By Jim Talent
ST. LOUIS -- President George W. Bush left no room for guessing when he issued an executive order providing for military commissions to try terrorists suspected of murdering thousands of innocent Americans. It was a clear signal to the terrorists: you will be brought to justice.
But some have attempted to use the executive order to second-guess the president and his administration, particularly Attorney General John Ashcroft. Most recently former U.S. Sen Tom Eagleton attacked the president and the attorney general in a column. He accused the administration of trying to "throw out the Bill of Rights."
I have a great deal of respect for Eagleton. He was my senator for 18 years. But I agree with the president and attorney general on this, and I am still a supporter of the Bill of Rights. It's time to set the record straight.
The terrorists who attacked America on Sept. 11 are not common criminals. They didn't rob a bank or steal a sweater from a department store. They killed thousands of American civilians in an act of war and terror. Chief Justice John Marshall said our Constitution is not a suicide pact. It gives the president every tool he reasonably needs to protect the security of our people, win the war and bring the terrorists to justice, including the option to use military commissions.
In plain terms, the executive order allows captured terrorists to be tried before military commissions rather than civilian courts, provided that (a) the terrorists are not American citizens, (b) the terrorists are members of al-Qaida (Osama bin Laden's organization) or have aided and abetted that organization, and (c) the defendants are afforded a full and fair trial.
The executive order is a commonsense measure to protect our people. He needs the option of military commissions, because trying terrorists in open civilian courts would risk the release of classified information and expose judges and jurors to retaliation from the terrorists.
These dangers are real. In 1998, terrorists from al-Qaida bombed American embassies in Africa and were tried in civilian court.
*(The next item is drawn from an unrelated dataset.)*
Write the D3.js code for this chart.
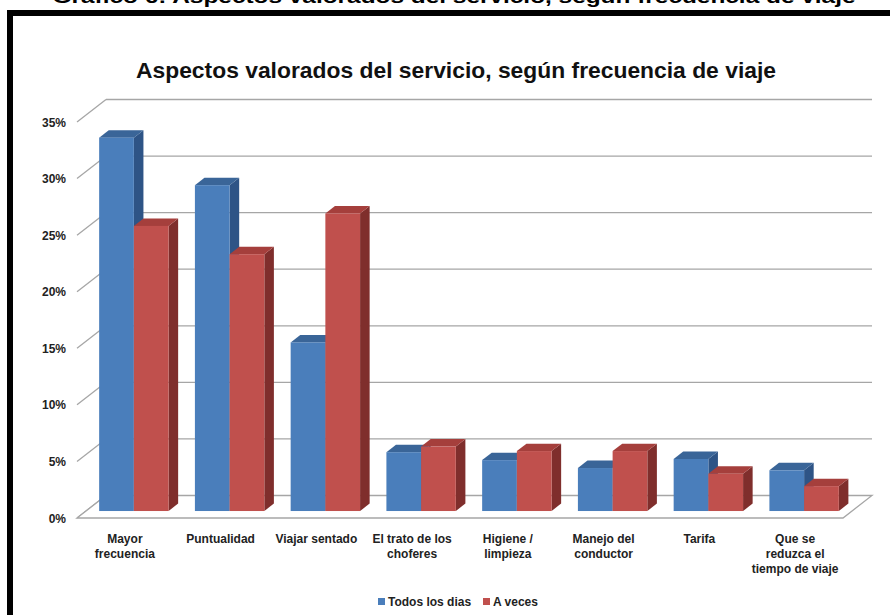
<!DOCTYPE html>
<html>
<head>
<meta charset="utf-8">
<script src="https://cdn.jsdelivr.net/npm/d3@7"></script>
<style>
  html, body { margin: 0; padding: 0; background: #fff; }
  svg { display: block; font-family: "Liberation Sans", Arial, sans-serif; }
</style>
</head>
<body>
<svg id="chart" width="890" height="615"></svg>
<script>
// ---- data ----
const categories = [
  "Mayor\nfrecuencia", "Puntualidad", "Viajar sentado", "El trato de los\nchoferes",
  "Higiene /\nlimpieza", "Manejo del\nconductor", "Tarifa", "Que se\nreduzca el\ntiempo de viaje"
];
const seriesNames = ["Todos los dias", "A veces"];
const todosLosDias = [0.330, 0.288, 0.149, 0.052, 0.045, 0.038, 0.046, 0.036];
const aVeces       = [0.252, 0.227, 0.263, 0.057, 0.053, 0.053, 0.033, 0.022];
const yTicks = [0, 0.05, 0.10, 0.15, 0.20, 0.25, 0.30, 0.35];
const outerTitle = "Gráfico 6: Aspectos valorados del servicio, según frecuencia de viaje";
const chartTitle = "Aspectos valorados del servicio, según frecuencia de viaje";

// ---- styles ----
const colors = [
  { front: "#4a7ebb", top: "#3a6598", side: "#2e5486" },
  { front: "#c0504d", top: "#a53f3c", side: "#7f2e2c" }
];

const svg = d3.select("#chart");

// outer cropped caption
svg.append("text")
  .attr("x", 454).attr("y", 3)
  .attr("text-anchor", "middle")
  .attr("font-weight", "bold").attr("font-size", 19)
  .attr("textLength", 803).attr("lengthAdjust", "spacingAndGlyphs")
  .attr("fill", "#000")
  .text(outerTitle);

// black frame
svg.append("rect")
  .attr("x", 10).attr("y", 13).attr("width", 920).attr("height", 700)
  .attr("fill", "#fff").attr("stroke", "#000").attr("stroke-width", 6);

// chart title
svg.append("text")
  .attr("x", 456).attr("y", 78)
  .attr("text-anchor", "middle")
  .attr("font-weight", "bold").attr("font-size", 22)
  .attr("textLength", 640).attr("lengthAdjust", "spacingAndGlyphs")
  .attr("fill", "#111")
  .text(chartTitle);

// ---- geometry ----
const x0 = 77, x1 = 843;
const depthX = 29, depthY = -22.5;
const y = d3.scaleLinear().domain([0, 0.35]).range([518, 122]);
const x = d3.scaleBand().domain(d3.range(categories.length)).range([x0, x1]).paddingInner(0).paddingOuter(0);
const groupW = x.bandwidth() * 0.725;
const sub = d3.scaleBand().domain([0, 1]).range([0, groupW]);

const gridColor = "#a6a6a6";

// back wall gridlines and diagonal tick lines
const grid = svg.append("g");
yTicks.forEach(t => {
  const yf = y(t);
  grid.append("line")
    .attr("x1", x0).attr("y1", yf).attr("x2", x0 + depthX).attr("y2", yf + depthY)
    .attr("stroke", gridColor).attr("stroke-width", 1.3);
  if (t > 0) {
    grid.append("line")
      .attr("x1", x0 + depthX).attr("y1", yf + depthY).attr("x2", x1 + depthX).attr("y2", yf + depthY)
      .attr("stroke", gridColor).attr("stroke-width", 1.3);
  }
});

// floor
const y0f = y(0);
svg.append("path")
  .attr("d", `M${x0},${y0f} L${x1},${y0f} L${x1 + depthX},${y0f + depthY} L${x0 + depthX},${y0f + depthY} Z`)
  .attr("fill", "#fff").attr("stroke", gridColor).attr("stroke-width", 1.3);

// y tick labels
svg.append("g").selectAll("text").data(yTicks).join("text")
  .attr("x", 66).attr("y", d => y(d) + 4.5)
  .attr("text-anchor", "end")
  .attr("font-weight", "bold").attr("font-size", 12).attr("fill", "#222")
  .text(d => d3.format(".0%")(d));

// bars
const fFront = 0.31, fBack = 0.64;
const offX = depthX * fFront, offY = depthY * fFront;
const bdx = depthX * (fBack - fFront), bdy = depthY * (fBack - fFront);
const series = [todosLosDias, aVeces];
const bars = svg.append("g");
categories.forEach((c, i) => {
  const gx = x(i) + (x.bandwidth() - groupW) / 2 + offX;
  series.forEach((vals, s) => {
    const bx = gx + sub(s);
    const bw = sub.bandwidth();
    const yb = y(0) + offY;
    const yt = y(vals[i]) + offY;
    const col = colors[s];
    const g = bars.append("g");
    // side
    g.append("path")
      .attr("d", `M${bx + bw},${yt} L${bx + bw + bdx},${yt + bdy} L${bx + bw + bdx},${yb + bdy} L${bx + bw},${yb} Z`)
      .attr("fill", col.side);
    // top
    g.append("path")
      .attr("d", `M${bx},${yt} L${bx + bw},${yt} L${bx + bw + bdx},${yt + bdy} L${bx + bdx},${yt + bdy} Z`)
      .attr("fill", col.top);
    // front
    g.append("rect")
      .attr("x", bx).attr("y", yt).attr("width", bw).attr("height", yb - yt)
      .attr("fill", col.front);
  });
});

// category labels
const labels = svg.append("g");
categories.forEach((c, i) => {
  const cx = x(i) + x.bandwidth() / 2;
  const t = labels.append("text")
    .attr("text-anchor", "middle")
    .attr("font-weight", "bold").attr("font-size", 12).attr("fill", "#222");
  c.split("\n").forEach((line, k) => {
    t.append("tspan").attr("x", cx).attr("y", 543 + k * 15).text(line);
  });
});

// legend
const legendItems = [
  { name: seriesNames[0], color: colors[0].front, x: 378 },
  { name: seriesNames[1], color: colors[1].front, x: 483 }
];
const lg = svg.append("g");
legendItems.forEach(d => {
  lg.append("rect").attr("x", d.x).attr("y", 598).attr("width", 7).attr("height", 7).attr("fill", d.color);
  lg.append("text").attr("x", d.x + 10).attr("y", 606)
    .attr("font-weight", "bold").attr("font-size", 12).attr("fill", "#222")
    .text(d.name);
});
</script>
</body>
</html>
That trial revealed to bin Laden that America was intercepting his satellite phone calls. He stopped using the satellite after that, depriving us of useful intelligence. And the judge from that case received 24-hour security because of threats to his life.
Civilians have no business taking the kinds of risks that are involved in bringing terrorists to justice. We are talking about the lives of real people being at stake. I would not want my son or one of my daughters on the jury that condemned bin Laden. They would be in danger for the rest of their lives, and there is no reason to subject them to that risk when the option of a military commission is available.
For all of these good, commonsense reasons, the Supreme Court held 58 years ago that there is no constitutional right to a civilian trial for those charged with making war against the United States. The court was unanimous, and it included several of the most noted civil libertarians in the court's history.
In short, the effect of Eagleton's position would be to create a new constitutional right for terrorists, a right which even our own servicemen and women don't enjoy. If an American soldier is charged with an offense, he is tried before a military court. Why should we extend to bin Laden a right we do not give our servicemen and women?
Everyone in Washington is talking about bipartisanship but engaging in precious little of it. The way to create bipartisanship is to be quick to concede at least the good faith of those who take contrary positions. The president and his attorney general are acting out of concern for the security of America. Their decisions are fully consistent with Supreme Court precedent and the practices of past administrations.
No one has to agree with the president's action, but in times of war responsible public figures should try to be distinctive without being divisive. I call on Eagleton to withdraw his comments, and I hope that liberals in Washington would readily concede that those of us who agree with the president and the attorney general support the Bill of Rights as much as they do.
Jim Talent represented Missouri's 2nd District in Congress from 1993 to 2000.